I give up. I can't do it. I can't. And I hate myself for it. I just don't have the time to do it. Or may be I don't think its important enough for me to do it. Or may be I don't have the balls or perseverance to do anything. Or may be I am loser. Or may be, I am a quitter. Isn't that why sgMS left me?
Irrespective. I can't do it. I am a loser.
Second year running, despite all the effort, intent and determination, I have failed to reduce my waist or my weight and I am going to lose a bet. Bet is not important. Important is that I can't do a shitty thing like losing weight. Especially when for a large part of the year I had nothing else to do. Fucking kept procrastinating. And here I am. Fat, old, unhealthy, lethargic all the time.

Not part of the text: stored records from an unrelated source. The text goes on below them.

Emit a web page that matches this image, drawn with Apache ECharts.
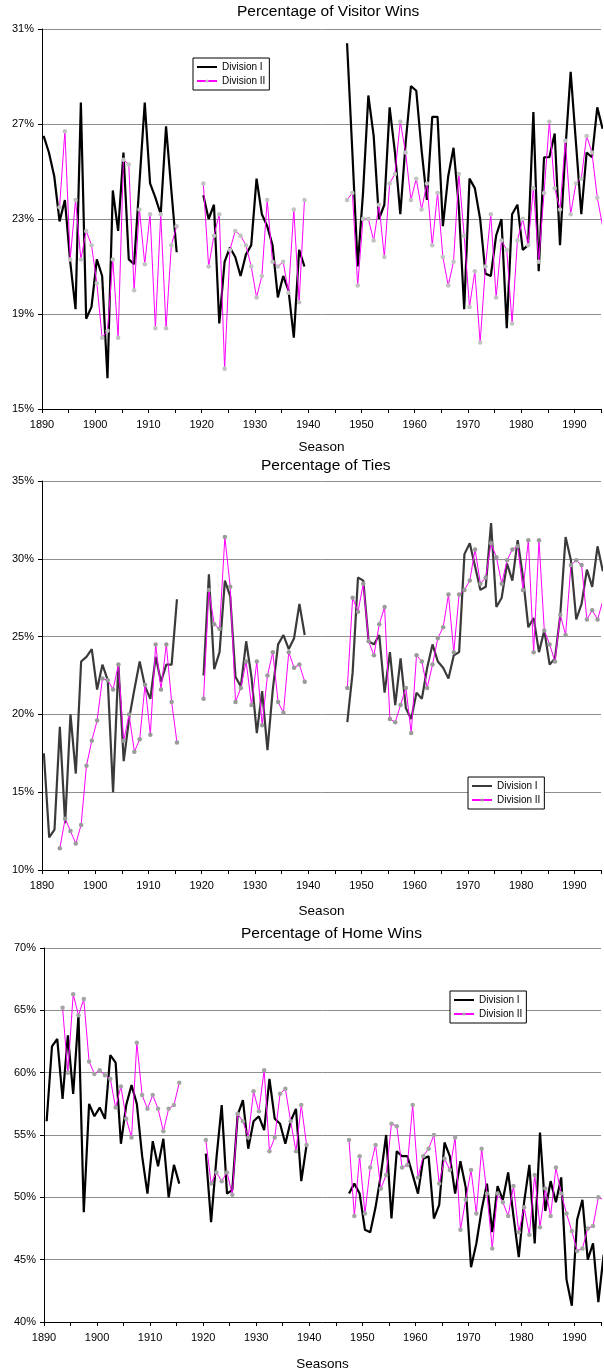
<!DOCTYPE html>
<html><head><meta charset="utf-8">
<script src="https://cdn.jsdelivr.net/npm/echarts@6/dist/echarts.min.js"></script>
<style>html,body{margin:0;padding:0;background:#fff}#c{width:604px;height:1372px}</style>
</head><body><div id="c"></div><script>
// Seasons (gaps 1916-1919 and 1940-1946 have no data)
const seasons = [
 1890,1891,1892,1893,1894,1895,1896,1897,1898,1899,1900,1901,1902,1903,1904,1905,1906,1907,1908,1909,1910,1911,1912,1913,1914,1915,
 1920,1921,1922,1923,1924,1925,1926,1927,1928,1929,1930,1931,1932,1933,1934,1935,1936,1937,1938,1939,
 1947,1948,1949,1950,1951,1952,1953,1954,1955,1956,1957,1958,1959,1960,1961,1962,1963,1964,1965,1966,1967,1968,1969,1970,
 1971,1972,1973,1974,1975,1976,1977,1978,1979,1980,1981,1982,1983,1984,1985,1986,1987,1988,1989,1990,1991,1992,1993,1994,1995
];

const visitorDiv1 = [
 26.5,25.8,24.8,22.9,23.8,21.2,19.2,27.9,18.8,19.3,21.3,20.6,16.3,24.2,22.5,25.8,21.3,21.1,24.5,27.9,24.5,23.9,23.2,26.9,24.2,21.6,
 24.0,23.0,23.6,18.6,21.2,21.8,21.4,20.6,21.5,21.9,24.7,23.2,22.7,21.9,19.7,20.6,20.0,18.0,21.7,21.0,
 30.4,25.8,21.0,24.1,28.2,26.5,23.0,23.6,27.7,25.8,23.2,26.2,28.6,28.4,25.9,23.8,27.3,27.3,22.7,24.8,26.0,23.5,19.2,24.7,
 24.3,23.0,20.7,20.6,22.3,23.0,18.4,23.2,23.6,21.7,21.9,27.5,20.8,25.6,25.6,26.6,21.9,25.9,29.2,26.2,23.2,25.8,25.6,27.7,26.8
];
const visitorDiv2 = [
 null,null,null,23.5,26.7,21.3,23.8,21.3,22.5,21.9,20.3,18.0,18.3,21.3,18.0,25.5,25.3,20.0,23.4,21.1,23.2,18.4,23.2,18.4,21.9,22.7,
 24.5,21.0,22.3,23.2,16.7,21.7,22.5,22.3,21.9,21.0,19.7,20.6,23.8,21.2,21.0,21.2,19.9,23.4,19.5,23.8,
 23.8,24.1,20.2,23.0,23.0,22.1,23.6,21.4,24.5,24.9,27.1,25.8,23.8,24.7,23.4,24.5,21.9,24.1,21.4,20.2,21.2,24.9,22.3,19.3,
 20.8,17.8,21.0,23.2,19.7,22.1,21.7,18.6,22.1,23.0,21.9,24.3,21.2,24.1,27.1,24.3,23.4,26.3,23.2,24.5,24.7,26.5,25.8,23.9,22.7
];

const tiesDiv1 = [
 17.5,12.1,12.6,19.2,13.0,20.0,16.2,23.4,23.7,24.2,21.6,23.2,22.2,15.0,23.2,17.0,19.7,21.6,23.4,21.8,21.0,23.7,22.1,23.2,23.2,27.4,
 22.5,29.0,22.9,24.0,28.6,27.6,22.4,21.8,24.7,22.4,18.8,21.5,17.7,21.6,24.5,25.1,24.2,24.9,27.1,25.1,
 19.5,22.7,28.8,28.6,24.7,24.5,25.1,21.4,24.0,20.6,23.6,20.4,19.7,21.4,21.0,23.0,24.5,23.4,23.0,22.3,23.8,24.0,30.3,31.0,
 29.5,28.0,28.2,32.3,26.9,27.5,29.7,28.6,31.2,28.8,25.6,26.2,24.0,25.4,23.2,23.6,26.4,31.4,29.9,26.1,27.1,29.3,28.2,30.8,29.2
];
const tiesDiv2 = [
 null,null,null,11.4,13.3,12.5,11.7,12.9,16.7,18.3,19.6,22.3,22.2,21.6,23.2,18.3,20.0,17.6,18.4,21.9,18.7,24.5,21.6,24.5,20.8,18.2,
 21.0,28.0,25.8,25.5,31.4,28.2,20.8,21.7,23.4,20.6,23.4,19.3,22.5,24.0,20.8,20.1,24.0,23.0,23.2,22.1,
 21.7,27.5,26.6,28.4,24.7,23.8,25.8,26.9,19.7,19.5,20.6,21.7,18.8,23.8,23.4,21.7,23.2,24.9,25.6,27.7,24.0,27.7,28.0,28.6,
 30.6,28.4,28.8,31.0,30.1,28.4,29.9,30.6,30.8,28.0,31.2,24.0,31.2,25.4,24.5,23.4,26.4,25.1,29.6,29.9,29.6,26.1,26.7,26.1,27.3
];

const homeDiv1 = [
 56.1,62.1,62.7,57.9,63.0,58.3,64.6,48.8,57.5,56.5,57.2,56.3,61.4,60.8,54.3,57.4,59.0,57.5,53.3,50.3,54.5,52.5,54.7,50.0,52.6,51.1,
 53.5,48.0,53.1,57.4,50.3,50.6,56.6,57.8,53.9,56.1,56.5,55.4,59.5,56.3,55.9,54.3,56.1,57.1,51.3,54.2,
 50.3,51.1,50.3,47.4,47.2,49.2,51.8,55.0,48.3,53.7,53.3,53.3,51.8,50.3,53.1,53.3,48.3,49.4,54.4,53.3,50.3,52.9,50.8,44.4,
 46.3,49.0,51.1,47.2,50.9,49.8,52.0,48.5,45.2,49.6,52.6,46.3,55.2,48.9,51.3,49.6,51.6,43.4,41.3,48.2,49.8,45.0,46.3,41.6,45.4
];
const homeDiv2 = [
 null,null,null,65.2,60.0,66.3,64.6,65.9,60.9,59.9,60.2,59.8,59.5,57.2,58.9,56.3,54.8,62.4,58.2,57.1,58.2,57.1,55.3,57.1,57.4,59.2,
 54.6,51.1,52.0,51.3,52.0,50.2,56.7,56.1,54.8,58.5,56.9,60.2,53.7,54.8,58.3,58.7,56.1,53.7,57.4,54.2,
 54.6,48.5,53.3,48.7,52.4,54.2,50.7,51.8,55.9,55.7,52.4,52.6,57.4,51.6,53.3,53.9,55.0,51.1,53.1,52.2,54.8,47.4,49.8,52.2,
 48.7,53.9,50.3,45.9,50.3,49.6,48.5,50.9,47.2,49.2,47.0,51.8,47.6,50.7,48.5,52.4,50.3,48.7,47.3,45.7,45.9,47.5,47.7,50.0,49.8
];

const chartTitles = ['Percentage of Visitor Wins', 'Percentage of Ties', 'Percentage of Home Wins'];
const axisNames = ['Season', 'Season', 'Seasons'];
const seriesNames = ['Division I', 'Division II'];
const yRanges = [[15, 31, 4], [10, 35, 5], [40, 70, 5]];
const xRange = [1890, 1995, 5];

const FONT = '"Liberation Sans", Arial, Helvetica, sans-serif';
const panels = [
  {d1: visitorDiv1, d2: visitorDiv2, grid: {left: 42, top: 29, width: 562, height: 380}, off: 0.3,
   c1: '#000000', dot: '#c2c2c2', title: {left: 237, top: 4}, legend: {left: 193, top: 58}, nameGap: 31, sfx: ''},
  {d1: tiesDiv1, d2: tiesDiv2, grid: {left: 42, top: 481, width: 562, height: 389}, off: 0.35,
   c1: '#3a3a3a', dot: '#9a9a9a', title: {left: 261, top: 458}, legend: {left: 468, top: 777}, nameGap: 34, sfx: ' '},
  {d1: homeDiv1, d2: homeDiv2, grid: {left: 44, top: 948, width: 559, height: 374}, off: 0.5,
   c1: '#000000', dot: '#a4a4a4', title: {left: 241, top: 926}, legend: {left: 450, top: 991}, nameGap: 35, sfx: '  '}
];

function toPairs(vals, off) {
  const out = [];
  seasons.forEach((s, i) => {
    if (i > 0 && s - seasons[i - 1] > 1) out.push([seasons[i - 1] + off + 1, null]);
    out.push([s + off, vals[i]]);
  });
  return out;
}

const option = {
  animation: false,
  backgroundColor: '#ffffff',
  textStyle: {fontFamily: FONT},
  title: [], grid: [], xAxis: [], yAxis: [], legend: [], series: []
};

panels.forEach((p, i) => {
  const [ymin, ymax, ystep] = yRanges[i];
  option.title.push({
    text: chartTitles[i], left: p.title.left, top: p.title.top, padding: 0,
    textStyle: {fontFamily: FONT, fontSize: 15.5, fontWeight: 'normal', color: '#000'}
  });
  option.grid.push(Object.assign({containLabel: false}, p.grid));
  option.xAxis.push({
    type: 'value', gridIndex: i, min: xRange[0], max: xRange[1], interval: xRange[2],
    axisLine: {show: true, onZero: false, lineStyle: {color: '#000', width: 1}},
    axisTick: {show: true, length: 4, lineStyle: {color: '#000'}},
    axisLabel: {formatter: v => (v % 10 === 0 ? String(v) : ''), fontSize: 11, color: '#000', margin: 10,
      fontFamily: FONT, showMinLabel: true, showMaxLabel: true},
    splitLine: {show: false},
    name: axisNames[i], nameLocation: 'middle', nameGap: p.nameGap,
    nameTextStyle: {fontSize: 13.5, color: '#000', fontFamily: FONT}
  });
  option.yAxis.push({
    type: 'value', gridIndex: i, min: ymin, max: ymax, interval: ystep,
    axisLine: {show: true, lineStyle: {color: '#000', width: 1}},
    axisTick: {show: true, length: 4, lineStyle: {color: '#000'}},
    axisLabel: {formatter: '{value}%', fontSize: 11, color: '#000', margin: 8, fontFamily: FONT},
    splitLine: {show: true, lineStyle: {color: '#8e8e8e', width: 1}}
  });
  const n1 = seriesNames[0] + p.sfx, n2 = seriesNames[1] + p.sfx;
  option.legend.push({
    left: p.legend.left, top: p.legend.top, orient: 'vertical',
    data: [{name: n1, itemStyle: {opacity: 0}}, {name: n2}],
    borderColor: '#000', borderWidth: 1, backgroundColor: '#fff', borderRadius: 0,
    padding: [3, 4, 3, 3], itemGap: 2, itemWidth: 20, itemHeight: 4,
    selectedMode: false, formatter: n => n.trim(),
    textStyle: {fontSize: 10, color: '#000', fontFamily: FONT, lineHeight: 12}
  });
  option.series.push({
    type: 'line', name: n1, xAxisIndex: i, yAxisIndex: i, data: toPairs(p.d1, p.off),
    symbol: 'none', connectNulls: false, clip: true, z: 2,
    lineStyle: {color: p.c1, width: 2.2}, itemStyle: {color: p.c1},
    emphasis: {disabled: true}
  });
  option.series.push({
    type: 'line', name: n2, xAxisIndex: i, yAxisIndex: i, data: toPairs(p.d2, p.off),
    symbol: 'circle', symbolSize: 4.5, showSymbol: true, showAllSymbol: true,
    connectNulls: false, clip: true, z: 3,
    lineStyle: {color: '#ff00ff', width: 1}, itemStyle: {color: p.dot, borderWidth: 0},
    emphasis: {disabled: true}
  });
});

const chart = echarts.init(document.getElementById('c'), null, {renderer: 'canvas'});
chart.setOption(option);
</script></body></html>
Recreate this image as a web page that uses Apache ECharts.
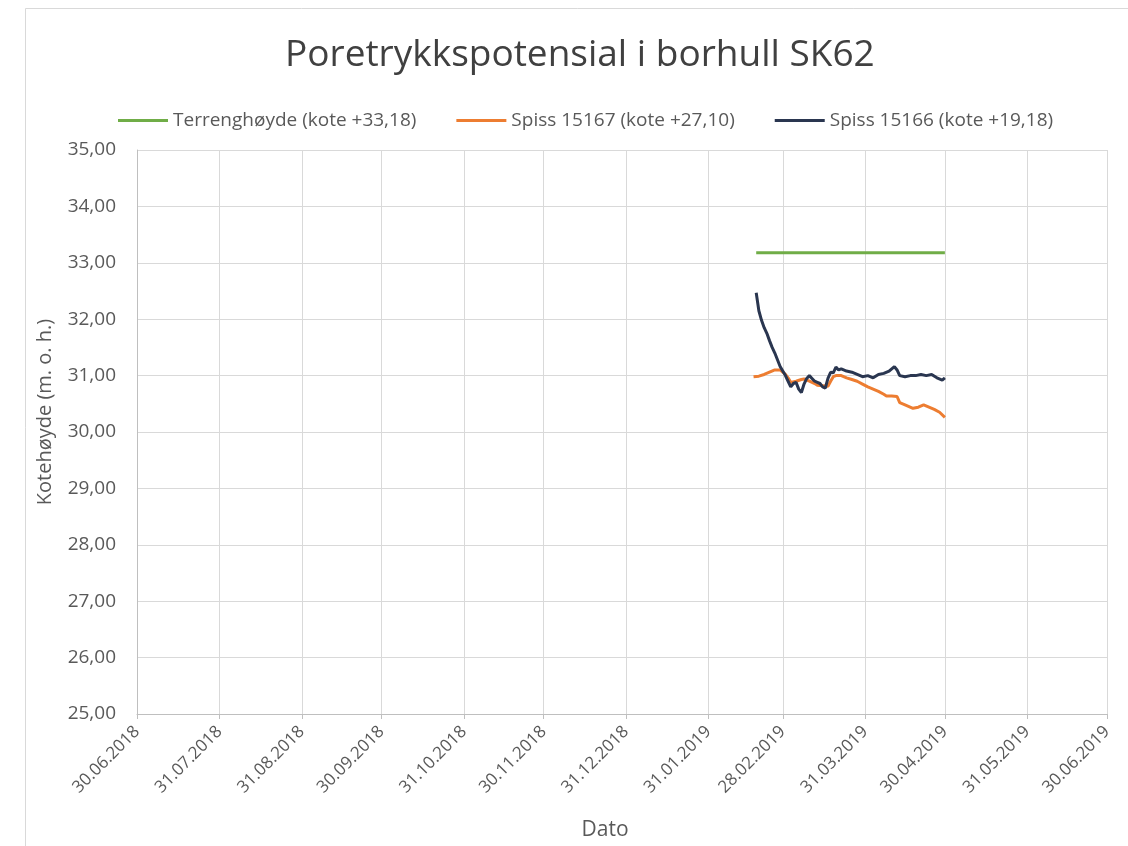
<!DOCTYPE html>
<html>

<head>
    <meta charset="utf-8">
    <title>Poretrykkspotensial SK62</title>
    <style>
        html, body { margin: 0; padding: 0; background: #fff; }
        #chart-container { width: 1128px; height: 846px; }
    </style>
    <script src="https://cdn.jsdelivr.net/npm/echarts@6.0.0/dist/echarts.min.js"></script>
</head>

<body>
    <div id="chart-container"></div>
    <script>
        // x-akse: månedsslutt
        const tickDates = ['2018-06-30', '2018-07-31', '2018-08-31', '2018-09-30', '2018-10-31', '2018-11-30',
            '2018-12-31', '2019-01-31', '2019-02-28', '2019-03-31', '2019-04-30', '2019-05-31', '2019-06-30'];

        // Terrenghøyde
        const terrengDates = ['2019-02-18', '2019-04-30'];
        const terrengValues = [33.18, 33.18];

        // Spiss 15167
        const spiss15167Dates = ['2019-02-17', '2019-02-19', '2019-02-21', '2019-02-23', '2019-02-25', '2019-02-27',
            '2019-02-28', '2019-03-01', '2019-03-02', '2019-03-03', '2019-03-05', '2019-03-07', '2019-03-08',
            '2019-03-10', '2019-03-12', '2019-03-13', '2019-03-15', '2019-03-17', '2019-03-18', '2019-03-19',
            '2019-03-20', '2019-03-22', '2019-03-24', '2019-03-26', '2019-03-28', '2019-03-30', '2019-04-01',
            '2019-04-03', '2019-04-05', '2019-04-07', '2019-04-08', '2019-04-10', '2019-04-12', '2019-04-13',
            '2019-04-15', '2019-04-18', '2019-04-20', '2019-04-22', '2019-04-24', '2019-04-26', '2019-04-28',
            '2019-04-30'];
        const spiss15167Values = [30.98, 30.99, 31.02, 31.06, 31.10, 31.10,
            31.06, 31.02, 30.96, 30.88, 30.90, 30.93, 30.94,
            30.90, 30.86, 30.83, 30.82, 30.81, 30.90, 30.98,
            31.00, 31.00, 30.96, 30.93, 30.90, 30.85, 30.80,
            30.76, 30.72, 30.67, 30.64, 30.64, 30.63, 30.52,
            30.48, 30.42, 30.44, 30.48, 30.44, 30.40, 30.35,
            30.26];

        // Spiss 15166
        const spiss15166Dates = ['2019-02-18', '2019-02-19', '2019-02-20', '2019-02-21', '2019-02-22', '2019-02-23',
            '2019-02-24', '2019-02-25', '2019-02-26', '2019-02-27', '2019-02-28', '2019-03-01', '2019-03-02',
            '2019-03-03', '2019-03-04', '2019-03-05', '2019-03-06', '2019-03-07', '2019-03-08', '2019-03-09',
            '2019-03-10', '2019-03-11', '2019-03-12', '2019-03-13', '2019-03-14', '2019-03-15', '2019-03-16',
            '2019-03-17', '2019-03-18', '2019-03-19', '2019-03-20', '2019-03-21', '2019-03-22', '2019-03-24',
            '2019-03-26', '2019-03-28', '2019-03-30', '2019-04-01', '2019-04-03', '2019-04-05', '2019-04-07',
            '2019-04-09', '2019-04-11', '2019-04-12', '2019-04-13', '2019-04-15', '2019-04-17', '2019-04-19',
            '2019-04-21', '2019-04-23', '2019-04-25', '2019-04-27', '2019-04-29', '2019-04-30'];
        const spiss15166Values = [32.47, 32.15, 31.98, 31.85, 31.75, 31.62,
            31.50, 31.40, 31.28, 31.16, 31.08, 31.00, 30.90,
            30.80, 30.86, 30.88, 30.76, 30.70, 30.85, 30.95,
            31.00, 30.95, 30.90, 30.88, 30.86, 30.80, 30.78,
            30.95, 31.06, 31.05, 31.15, 31.10, 31.12, 31.08,
            31.06, 31.02, 30.98, 31.00, 30.96, 31.02, 31.04,
            31.08, 31.16, 31.10, 31.00, 30.98, 31.00, 31.00,
            31.02, 31.00, 31.02, 30.96, 30.92, 30.96];

        // dager etter 30.06.2018
        const day0 = Date.UTC(2018, 5, 30);
        function toDay(s) {
            const p = s.split('-');
            return Math.round((Date.UTC(+p[0], +p[1] - 1, +p[2]) - day0) / 86400000);
        }
        function pairs(dates, values) {
            return dates.map((d, i) => [toDay(d), values[i]]);
        }
        function pad(n) { return (n < 10 ? '0' : '') + n; }

        const tickDays = tickDates.map(toDay);

        var dom = document.getElementById('chart-container');
        var myChart = echarts.init(dom, null, { renderer: 'canvas' });

        const font = '"Open Sans", "DejaVu Sans", sans-serif';

        var option = {
            backgroundColor: '#fff',
            textStyle: { fontFamily: font },
            graphic: [{
                type: 'rect',
                shape: { x: 25.5, y: 8.5, width: 1120, height: 860 },
                style: { fill: 'none', stroke: '#d9d9d9', lineWidth: 1 },
                silent: true
            }],
            title: {
                text: 'Poretrykkspotensial i borhull SK62',
                left: 280,
                top: 32,
                textStyle: { fontFamily: font, fontSize: 37, fontWeight: 'normal', color: '#404040' }
            },
            legend: {
                top: 106,
                left: 113,
                icon: 'rect',
                itemWidth: 50,
                itemHeight: 3,
                itemGap: 40,
                textStyle: { fontFamily: font, fontSize: 19, color: '#595959' },
                data: ['Terrenghøyde (kote +33,18)', 'Spiss 15167 (kote +27,10)', 'Spiss 15166 (kote +19,18)']
            },
            grid: {
                left: 137,
                right: 21,
                top: 150,
                bottom: 130,
                containLabel: false
            },
            xAxis: {
                type: 'value',
                min: tickDays[0],
                max: tickDays[tickDays.length - 1],
                name: 'Dato',
                nameLocation: 'middle',
                nameGap: 106,
                nameTextStyle: { fontFamily: font, fontSize: 21, color: '#595959', padding: [0, 34, 0, 0] },
                axisLine: { show: true, lineStyle: { color: '#bfbfbf', width: 1 } },
                axisTick: { show: true, length: 5, customValues: tickDays, lineStyle: { color: '#bfbfbf' } },
                axisLabel: {
                    customValues: tickDays,
                    rotate: 45,
                    margin: 15,
                    fontFamily: font,
                    fontSize: 17,
                    color: '#595959',
                    formatter: function (v) {
                        const d = new Date(day0 + v * 86400000);
                        return pad(d.getUTCDate()) + '.' + pad(d.getUTCMonth() + 1) + '.' + d.getUTCFullYear();
                    }
                },
                splitLine: { show: true, lineStyle: { color: '#d9d9d9', width: 1 } }
            },
            yAxis: {
                type: 'value',
                min: 25,
                max: 35,
                interval: 1,
                name: 'Kotehøyde (m. o. h.)',
                nameLocation: 'middle',
                nameGap: 82,
                nameRotate: 90,
                nameTextStyle: { fontFamily: font, fontSize: 20, color: '#595959', padding: [0, 0, 0, 40] },
                axisLine: { show: true, lineStyle: { color: '#bfbfbf', width: 1 } },
                axisTick: { show: false },
                axisLabel: {
                    margin: 21,
                    fontFamily: font,
                    fontSize: 19,
                    color: '#595959',
                    formatter: function (v) { return v.toFixed(2).replace('.', ','); }
                },
                splitLine: { show: true, lineStyle: { color: '#d9d9d9', width: 1 } }
            },
            series: [
                {
                    name: 'Terrenghøyde (kote +33,18)',
                    type: 'line',
                    symbol: 'none',
                    data: pairs(terrengDates, terrengValues),
                    lineStyle: { color: '#70ad47', width: 3 },
                    itemStyle: { color: '#70ad47' }
                },
                {
                    name: 'Spiss 15167 (kote +27,10)',
                    type: 'line',
                    symbol: 'none',
                    data: pairs(spiss15167Dates, spiss15167Values),
                    lineStyle: { color: '#ed7d31', width: 3 },
                    itemStyle: { color: '#ed7d31' }
                },
                {
                    name: 'Spiss 15166 (kote +19,18)',
                    type: 'line',
                    symbol: 'none',
                    data: pairs(spiss15166Dates, spiss15166Values),
                    lineStyle: { color: '#2a3650', width: 3 },
                    itemStyle: { color: '#2a3650' }
                }
            ]
        };

        myChart.setOption(option);
        window.addEventListener('resize', myChart.resize);
    </script>
</body>

</html>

Of course now I have something to put the blame on. And yeah, that's what I am doing. Getting off easy by putting the blame on someone else. I am not owning upto my shit. I am merely putting the blame on someone else. My job. It keeps me busy and so I don't have any time to do anything. Guess this is what they mean when they say that it's tough to juggle a day job and a hobby on the sides. Hate the fact that I have to slog the entire day, sitting behind a desk to be able to make ends meet. Hate that I've given the control of my life to someone else, willingly, so easily. Guess this is what that Apple TVC from 1984 spoke of?
The world, is fucking unfair. Life, unfairer than that. I refuse to play thy game. I want out.